Satellite-radio firm SiriusXM has been coming under fire for lobbying against the US Music Modernization Act (MMA). Now its CEO Jim Meyer has written a guest column for Billboard defending the company over its position.

“Our position on the CLASSICS Act (now part of the MMA) has been clear since its introduction – it’s bad public policy to make a royalty obligation distinction between terrestrial radio and satellite radio,” wrote Meyer.

“Radio is radio. If SiriusXM and other ‘audio services’ pay pre-’72 royalties, then terrestrial radio should be required to do the same. The same is true for post-’72 royalties.”

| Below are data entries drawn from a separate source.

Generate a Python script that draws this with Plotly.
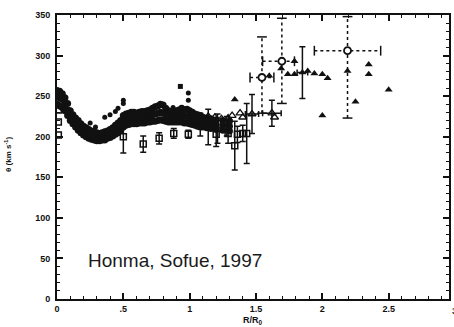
import plotly.graph_objects as go

# ---- data ----
band_x = [0.00, 0.02, 0.04, 0.06, 0.08, 0.10, 0.12, 0.14, 0.16, 0.18, 0.20, 0.22, 0.24, 0.26,
          0.28, 0.30, 0.32, 0.34, 0.36, 0.38, 0.40, 0.42, 0.44, 0.46, 0.48, 0.50, 0.52, 0.54,
          0.56, 0.58, 0.60, 0.62, 0.64, 0.66, 0.68, 0.70, 0.72, 0.74, 0.76, 0.78, 0.80, 0.82,
          0.84, 0.86, 0.88, 0.90, 0.92, 0.94, 0.96, 0.98, 1.00, 1.02, 1.04, 1.06, 1.08, 1.10,
          1.13, 1.16, 1.20, 1.25, 1.30]
band_lo = [240, 238, 236, 232, 226, 220, 216, 212, 208, 205, 202, 200, 198, 197,
           196, 195, 195, 196, 196, 198, 199, 201, 203, 205, 208, 212, 214, 215,
           216, 216, 216, 217, 217, 217, 218, 218, 219, 219, 220, 221, 220, 219,
           218, 218, 218, 218, 218, 218, 217, 217, 216, 215, 214, 213, 212, 212,
           211, 210, 209, 208, 207]
band_mid = [249, 248, 246, 240, 233, 226, 221, 218, 214, 210, 207, 205, 203, 201,
            200, 199, 199, 200, 200, 202, 204, 206, 208, 211, 214, 219, 221, 222,
            223, 223, 223, 224, 224, 224, 225, 226, 227, 228, 229, 230, 229, 227,
            225, 224, 224, 225, 225, 226, 225, 225, 224, 222, 221, 220, 219, 218,
            217, 216, 215, 214, 213]
band_hi = [257, 256, 253, 248, 241, 232, 227, 223, 220, 216, 213, 211, 209, 207,
           206, 205, 204, 205, 206, 207, 209, 211, 214, 217, 220, 226, 228, 229,
           230, 230, 229, 230, 231, 231, 232, 233, 235, 237, 238, 240, 239, 235,
           232, 231, 231, 232, 233, 235, 233, 234, 232, 230, 228, 227, 226, 224,
           223, 222, 221, 220, 219]

extra_x = [0.25, 0.29, 0.36, 0.40, 0.44, 0.46, 0.50, 0.50, 0.875, 0.99, 0.99]
extra_y = [217, 212, 224, 227, 231, 235, 241, 245, 236, 245, 254]

cross_x = [0.93]
cross_y = [262]

axis_sq_x = [0.01, 0.01, 0.01]
axis_sq_y = [233, 218, 202]

sq_x = [0.50, 0.65, 0.77, 0.88, 0.99, 1.20, 1.29, 1.34, 1.36, 1.40, 1.43]
sq_y = [200, 191, 198, 204, 203, 203, 204, 189, 203, 204, 204]
sq_err = [20, 10, 7, 6, 5, 15, 12, 30, 10, 10, 37]

otri_x = [1.14, 1.19, 1.24, 1.29, 1.32, 1.38, 1.40, 1.64]
otri_y = [225, 224, 222, 223, 226, 229, 224, 224]

bar_x = [1.08, 1.14, 1.21, 1.28, 1.47, 1.62]
bar_y = [215, 212, 210, 213, 228, 229]
bar_ey = [14, 22, 18, 12, 24, 16]
bar_ex = [0.0, 0.0, 0.0, 0.0, 0.05, 0.07]

ftri_x = [1.34, 1.60, 1.69, 1.79, 1.74, 1.79, 1.89, 1.94, 2.00, 2.04, 2.00, 2.19, 2.25, 2.35,
          2.35, 2.50]
ftri_y = [246, 275, 284, 293, 277, 277, 281, 278, 277, 272, 226, 281, 243, 289, 277, 258]

fbar_x = [1.85]
fbar_y = [279]
fbar_ey = [32]
fbar_ex = [0.04]

oc_x = [1.545, 1.695, 2.19]
oc_y = [273, 293, 306]
oc_ey_plus = [50, 53, 42]
oc_ey_minus = [44, 52, 83]
oc_ex_plus = [0.09, 0.095, 0.25]
oc_ex_minus = [0.09, 0.145, 0.25]

x_ticks = [0, 0.5, 1, 1.5, 2, 2.5]
x_ticklabels = ["0", ".5", "1", "1.5", "2", "2.5"]
y_ticks = [0, 50, 100, 150, 200, 250, 300, 350]
x_max = 2.955

# ---- figure ----
fig = go.Figure()
black = "#111111"
fam = "Liberation Sans, Arial"

fig.add_trace(go.Scatter(
    x=band_x + band_x + band_x, y=band_lo + band_mid + band_hi, mode="markers",
    marker=dict(symbol="circle", size=7, color=black), showlegend=False))
fig.add_trace(go.Scatter(
    x=extra_x, y=extra_y, mode="markers",
    marker=dict(symbol="circle", size=5, color=black), showlegend=False))
fig.add_trace(go.Scatter(
    x=cross_x, y=cross_y, mode="markers",
    marker=dict(symbol="square", size=5, color=black), showlegend=False))
fig.add_trace(go.Scatter(
    x=axis_sq_x, y=axis_sq_y, mode="markers",
    marker=dict(symbol="square-open", size=6, color=black, line=dict(width=1.5)),
    showlegend=False))

# solid error bars
fig.add_trace(go.Scatter(
    x=sq_x, y=sq_y, mode="markers",
    error_y=dict(type="data", array=sq_err, color=black, thickness=1.5, width=3),
    marker=dict(symbol="square-open", size=6, color=black, line=dict(width=1.5)),
    showlegend=False))
fig.add_trace(go.Scatter(
    x=bar_x, y=bar_y, mode="markers",
    error_y=dict(type="data", array=bar_ey, color=black, thickness=1.5, width=3),
    error_x=dict(type="data", array=bar_ex, color=black, thickness=1.5, width=3),
    marker=dict(symbol="triangle-up-open", size=7, color=black, line=dict(width=1.3)),
    showlegend=False))
fig.add_trace(go.Scatter(
    x=otri_x, y=otri_y, mode="markers",
    marker=dict(symbol="triangle-up-open", size=7, color=black, line=dict(width=1.3)),
    showlegend=False))
fig.add_trace(go.Scatter(
    x=ftri_x, y=ftri_y, mode="markers",
    marker=dict(symbol="triangle-up", size=7, color=black), showlegend=False))
fig.add_trace(go.Scatter(
    x=fbar_x, y=fbar_y, mode="markers",
    error_y=dict(type="data", array=fbar_ey, color=black, thickness=1.5, width=3),
    error_x=dict(type="data", array=fbar_ex, color=black, thickness=1.5, width=3),
    marker=dict(symbol="triangle-up", size=7, color=black), showlegend=False))

# dotted error bars for open circles
for xc, yc, ep, em, xp, xm in zip(oc_x, oc_y, oc_ey_plus, oc_ey_minus, oc_ex_plus, oc_ex_minus):
    fig.add_trace(go.Scatter(
        x=[xc, xc], y=[yc - em, yc + ep], mode="lines+markers",
        line=dict(color=black, width=1.5, dash="dot"),
        marker=dict(symbol="line-ew-open", size=7, color=black, line=dict(width=1.5, color=black)),
        showlegend=False))
    fig.add_trace(go.Scatter(
        x=[xc - xm, xc + xp], y=[yc, yc], mode="lines+markers",
        line=dict(color=black, width=1.5, dash="dot"),
        marker=dict(symbol="line-ns-open", size=7, color=black, line=dict(width=1.5, color=black)),
        showlegend=False))
fig.add_trace(go.Scatter(
    x=oc_x, y=oc_y, mode="markers",
    marker=dict(symbol="circle", size=7, color="white", line=dict(width=1.8, color=black)),
    showlegend=False))

fig.add_annotation(x=0.22, y=47, xref="x", yref="y", text="Honma, Sofue, 1997",
                   showarrow=False, xanchor="left", yanchor="middle",
                   font=dict(family=fam, size=19, color="#1a1a1a"))
# partially visible last tick label "3" beyond the axis end
fig.add_annotation(x=3 / x_max, y=0, xref="paper", yref="paper", text="3", showarrow=False,
                   xanchor="center", yanchor="top", yshift=-5,
                   font=dict(family=fam, size=9, color=black, weight="bold"))
# axis titles
fig.add_annotation(x=0.5, y=-0.077, xref="paper", yref="paper", text="R/R<sub>0</sub>",
                   showarrow=False, xanchor="center", yanchor="middle",
                   font=dict(family=fam, size=9, color=black, weight="bold"))
fig.add_annotation(x=-0.125, y=0.507, xref="paper", yref="paper",
                   text="θ (km s<sup>-1</sup>)", textangle=-90,
                   showarrow=False, xanchor="center", yanchor="middle",
                   font=dict(family=fam, size=8, color=black, weight="bold"))

tickfont = dict(family=fam, size=9, color=black, weight="bold")
fig.update_xaxes(
    range=[0, x_max], tickvals=x_ticks, ticktext=x_ticklabels, ticks="inside",
    ticklen=6, tickwidth=1.5, tickcolor=black, showline=True, linecolor=black,
    linewidth=2, mirror="ticks", showgrid=False, zeroline=False, tickfont=tickfont,
    automargin=False,
    minor=dict(dtick=0.1, ticks="inside", ticklen=3, tickwidth=1, tickcolor=black, showgrid=False))
fig.update_yaxes(
    range=[0, 350], tickvals=y_ticks, ticks="inside",
    ticklen=6, tickwidth=1.5, tickcolor=black, showline=True, linecolor=black,
    linewidth=2, mirror="ticks", showgrid=False, zeroline=False, tickfont=tickfont,
    ticklabelstandoff=3, automargin=False,
    minor=dict(dtick=10, ticks="inside", ticklen=3, tickwidth=1, tickcolor=black, showgrid=False))

fig.update_layout(
    width=454, height=327, margin=dict(l=57, r=5, t=15, b=28),
    paper_bgcolor="white", plot_bgcolor="white", showlegend=False)

fig.write_html("out.html", config={"displayModeBar": False},
               post_script="document.body.style.margin='0px';")
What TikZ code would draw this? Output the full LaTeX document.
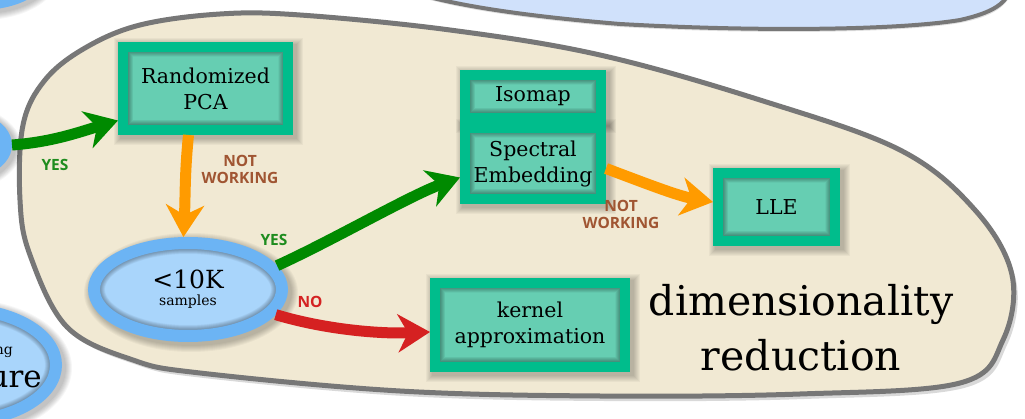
\documentclass[tikz,border=0pt]{standalone}
\usepackage{fontspec}
\setmainfont{DejaVu Serif}
\newfontfamily\labelfont{Open Sans}
\usetikzlibrary{arrows.meta,shapes.geometric}
\definecolor{tealB}{HTML}{00BD8C}
\definecolor{tealF}{HTML}{66CEB2}
\definecolor{blueB}{HTML}{6CB4F4}
\definecolor{blueF}{HTML}{A9D5FB}
\definecolor{topblue}{HTML}{D0E1FB}
\definecolor{beige}{HTML}{F1E9D3}
\definecolor{greyB}{HTML}{777777}
\definecolor{arrgreen}{HTML}{008A00}
\definecolor{arrorange}{HTML}{FF9B00}
\definecolor{arrred}{HTML}{D52121}
\definecolor{lblgreen}{HTML}{1E8C1E}
\definecolor{lblred}{HTML}{D42222}
\definecolor{lblbrown}{HTML}{A05532}
\pgfdeclarelayer{blob}
\pgfdeclarelayer{shad}
\pgfsetlayers{blob,shad,main}
\tikzset{
  mbox/.style={draw=tealB, fill=tealF, line width=10pt, inner sep=0pt, align=center,
    font=\fontsize{20.5}{26}\selectfont,
    path picture={\foreach \w in {11,12,...,20}{\draw[line width=\w pt, black, opacity=0.03] (path picture bounding box.south west) rectangle (path picture bounding box.north east);}}},
  mell/.style={shape=ellipse, draw=blueB, fill=blueF, line width=12pt, inner sep=0pt, align=center,
    path picture={\foreach \w in {13,14,...,22}{\draw[line width=\w pt, black, opacity=0.03] (path picture bounding box.center) ellipse [x radius=0.5*\pgfkeysvalueof{/pgf/minimum width}, y radius=0.5*\pgfkeysvalueof{/pgf/minimum height}];}}},
  arr/.style={line width=11pt, -{Stealth[length=32pt,width=38pt,inset=10pt]}},
  lbl/.style={font=\labelfont\bfseries\fontsize{15.5}{17}\selectfont, align=center, inner sep=0pt},
  shadowfill/.style={black, opacity=0.035},
}
\newcommand{\boxshade}[1]{\foreach \k in {1,...,7}{\fill[shadowfill] ([shift={(3-\k,3+\k)}]#1.south west) rectangle ([shift={(3+\k,3-\k)}]#1.north east);}}
\newcommand{\ellshade}[3]{\foreach \k in {1,...,7}{\fill[shadowfill] ([shift={(3,3)}]#1.center) ellipse [x radius=#2+\k, y radius=#3+\k];}}
\begin{document}
\begin{tikzpicture}[x=1pt,y=-1pt]
\clip (0,0) rectangle (1025,419);
\begin{pgfonlayer}{blob}
\fill[white] (0,0) rectangle (1025,419);
% top-right region
\fill[black,opacity=0.12] (383,-17) .. controls (420,3) and (500,17) .. (620,27) .. controls (760,35) and (900,33) .. (960,23) .. controls (1000,15) and (1010,3) .. (1015,-17) -- cycle;
\filldraw[fill=topblue, draw=greyB, line width=4pt] (380,-20) .. controls (420,0) and (500,14) .. (620,24) .. controls (760,32) and (900,30) .. (960,20) .. controls (1000,11) and (1010,0) .. (1012,-20) -- cycle;
% blob shadow
\fill[black,opacity=0.15,shift={(4,5)}] plot[smooth cycle, tension=0.6] coordinates {(20,200) (23,125) (45,80) (85,48) (140,25) (220,14) (300,15) (450,30) (600,55) (760,100) (900,150) (975,210) (1012,275) (1003,340) (960,383) (800,394) (600,396) (400,391) (200,373) (133,360) (67,327) (30,255)};
\filldraw[fill=beige, draw=greyB, line width=5pt] plot[smooth cycle, tension=0.6] coordinates {(20,200) (23,125) (45,80) (85,48) (140,25) (220,14) (300,15) (450,30) (600,55) (760,100) (900,150) (975,210) (1012,275) (1003,340) (960,383) (800,394) (600,396) (400,391) (200,373) (133,360) (67,327) (30,255)};
\end{pgfonlayer}
% partial outer nodes
\node[mell, minimum width=128pt, minimum height=68pt] (topl) at (-20,-30) {};
\node[mell, minimum width=132pt, minimum height=68pt] (left) at (-60,145) {};
\node[mell, minimum width=192pt, minimum height=112pt] (botl) at (-40,365) {};
\node[anchor=base east, inner sep=0pt, font=\fontsize{14}{16}\selectfont] (botlA) at (13,355) {ng};
\node[anchor=base east, inner sep=0pt, font=\fontsize{31}{34}\selectfont] (botlB) at (42,387) {ure};
% main nodes
\node[mbox, minimum width=165pt, minimum height=83pt] (pca) at (205.5,88.5) {Randomized\\PCA};
\node[mbox, minimum width=136pt, minimum height=43pt] (iso) at (533,96.5) {Isomap};
\node[mbox, minimum width=136pt, minimum height=71pt] (spec) at (533,163.5) {Spectral\\Embedding};
\node[mbox, minimum width=117pt, minimum height=68pt] (lle) at (776.5,207) {LLE};
\node[mbox, minimum width=190pt, minimum height=84pt] (kern) at (530,325) {kernel\\approximation};
\node[mell, minimum width=188pt, minimum height=93pt] (samp) at (188,289.5) {\fontsize{25}{28}\selectfont <10K\\[5pt]\fontsize{14}{16}\selectfont samples};
\node[align=center, inner sep=0pt, font=\fontsize{41}{55}\selectfont] (title) at (801,328) {dimensionality\\reduction};
% shadows
\begin{pgfonlayer}{shad}
\boxshade{pca}\boxshade{iso}\boxshade{spec}\boxshade{lle}\boxshade{kern}
\ellshade{samp}{100}{52.5}
\ellshade{topl}{70}{40}
\ellshade{left}{72}{40}
\ellshade{botl}{102}{62}
\end{pgfonlayer}
% arrows
\draw[arr, arrgreen] (left.east) .. controls +(40,-3) and +(-40,12) .. ([yshift=-32pt]pca.west);
\draw[arr, arrorange] ([xshift=-17pt]pca.south) .. controls +(-4,40) and +(2,-40) .. (samp.95);
\draw[arr, arrgreen] (samp.15) .. controls +(55,-25) and +(-50,18) .. ([yshift=-14pt]spec.west);
\draw[arr, arrred] (samp.-16) .. controls +(50,15) and +(-50,2) .. ([yshift=-7pt]kern.west);
\draw[arr, arrorange] ([yshift=-5pt]spec.east) .. controls +(40,15) and +(-35,-6) .. ([yshift=5pt]lle.west);
% labels
\node[lbl, lblgreen] (yes1) at (55,165) {YES};
\node[lbl, lblbrown] (nw1) at (240,169) {NOT\\WORKING};
\node[lbl, lblgreen] (yes2) at (274,240) {YES};
\node[lbl, lblred] (no) at (310,302) {NO};
\node[lbl, lblbrown] (nw2) at (621,214) {NOT\\WORKING};
\end{tikzpicture}
\end{document}
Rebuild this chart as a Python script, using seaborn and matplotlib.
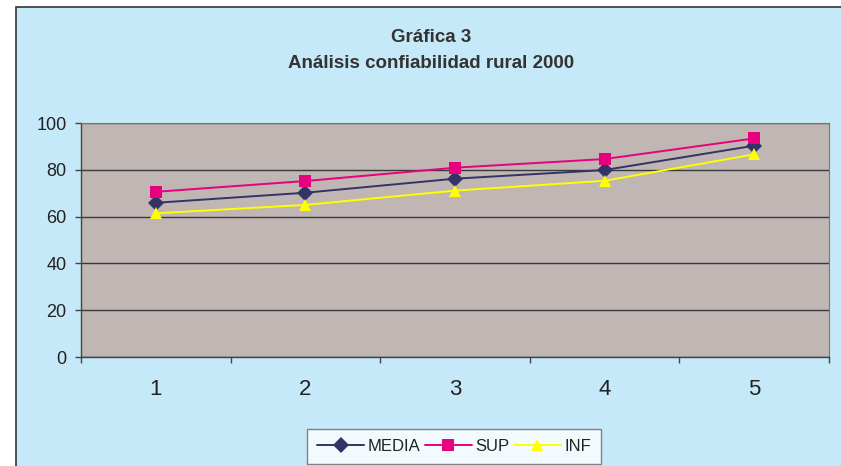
import numpy as np
import pandas as pd
import matplotlib
matplotlib.use("Agg")
import matplotlib.pyplot as plt
import matplotlib.patches as mpatches
import seaborn as sns

categories = [1, 2, 3, 4, 5]
media = [65.9, 70.2, 76.2, 79.9, 90.3]
sup = [70.6, 75.2, 80.9, 84.6, 93.4]
inf = [61.4, 65.0, 71.1, 75.3, 86.6]
series_names = ["MEDIA", "SUP", "INF"]
title_lines = ["Gráfica 3", "Análisis confiabilidad rural 2000"]

df = pd.DataFrame({
    "x": categories * 3,
    "valor": media + sup + inf,
    "serie": ["MEDIA"] * 5 + ["SUP"] * 5 + ["INF"] * 5,
})

sns.set_theme(style="white")
plt.rcParams["font.family"] = ["Liberation Sans", "DejaVu Sans"]

W, H = 841, 466
fig = plt.figure(figsize=(W / 100, H / 100), dpi=100)
fig.patch.set_facecolor("white")

# chart-area background with border
bg = mpatches.Rectangle((16 / W, -0.01), (W - 16) / W + 0.01, (H - 7) / H + 0.01,
                        transform=fig.transFigure, facecolor="#C6E9F9",
                        edgecolor="#333333", linewidth=1.2, zorder=-5)
fig.patches.append(bg)

left, right, top, bottom = 81, 829, 123, 357
ax = fig.add_axes([left / W, 1 - bottom / H, (right - left) / W, (bottom - top) / H])
ax.set_zorder(2)
ax.set_facecolor("#C0B6B3")

palette = {"MEDIA": "#333366", "SUP": "#E8007E", "INF": "#FFFF00"}
markers = {"MEDIA": "D", "SUP": "s", "INF": "^"}
sns.lineplot(data=df, x="x", y="valor", hue="serie", style="serie",
             hue_order=series_names, style_order=series_names,
             palette=palette, markers=markers, dashes=False,
             markersize=8, linewidth=1.4, markeredgewidth=0,
             ax=ax, legend=True, zorder=3)

ax.set_xlim(0.5, 5.5)
ax.set_ylim(0, 100)
ax.set_yticks(np.arange(0, 101, 20))
ax.yaxis.grid(True, color="#3a3a3a", linewidth=1.0)
ax.xaxis.grid(False)
ax.set_axisbelow(True)

# x: tick marks at category boundaries, labels at centers
ax.set_xticks(np.arange(0.5, 5.6, 1.0))
ax.set_xticklabels([])
ax.set_xticks(categories, minor=True)
ax.set_xticklabels([str(c) for c in categories], minor=True, fontsize=16, color="#222222")
ax.tick_params(axis="x", which="major", direction="out", length=4.5, width=1, color="#444444", bottom=True)
ax.tick_params(axis="x", which="minor", length=0, pad=16)
ax.tick_params(axis="y", direction="out", length=4.5, width=1, color="#444444", left=True,
               labelsize=13, labelcolor="#222222", pad=6)

for s in ["top", "right"]:
    ax.spines[s].set_visible(True)
    ax.spines[s].set_color("#777777")
    ax.spines[s].set_linewidth(0.8)
for s in ["left", "bottom"]:
    ax.spines[s].set_color("#444444")
    ax.spines[s].set_linewidth(1.0)

ax.set_xlabel("")
ax.set_ylabel("")

fig.text(431 / W, 1 - 38 / H, title_lines[0], ha="center", va="center",
         fontsize=13.5, fontweight="bold", color="#333333")
fig.text(431 / W, 1 - 63 / H, title_lines[1], ha="center", va="center",
         fontsize=13.5, fontweight="bold", color="#333333")

handles, labels = ax.get_legend_handles_labels()
ax.get_legend().remove()
leg = fig.legend(handles, labels, loc="upper center",
                 bbox_to_anchor=(454 / W, 1 - 429 / H), ncol=3, frameon=True,
                 fontsize=12, handlelength=2.8, handletextpad=0.2, columnspacing=0.3,
                 borderpad=0.6, borderaxespad=0, fancybox=False, edgecolor="#666666")
leg.get_frame().set_facecolor("white")
leg.get_frame().set_linewidth(1.0)
for t in leg.get_texts():
    t.set_color("#222222")

fig.savefig("out.png", dpi=100, facecolor=fig.get_facecolor())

Meyer added that in its current form, the MMA does not guarantee SiriusXM’s existing settlements over royalties for pre-1972 recordings.

“As a public company, we cannot responsibly put nearly $250 million at risk,” he wrote. “And despite having paid nearly $250 million to pre-’72 copyright owners, we (and Congress) have heard from artists in recent months that they do not realise their labels have been paid by SiriusXM, so we have proposed language that would assure artists are compensated for existing pre-’72 agreements, not just for those executed after the passage of the MMA.”

As is the way of these things, there will likely be another guest column from an industry body criticising Meyer’s piece within days.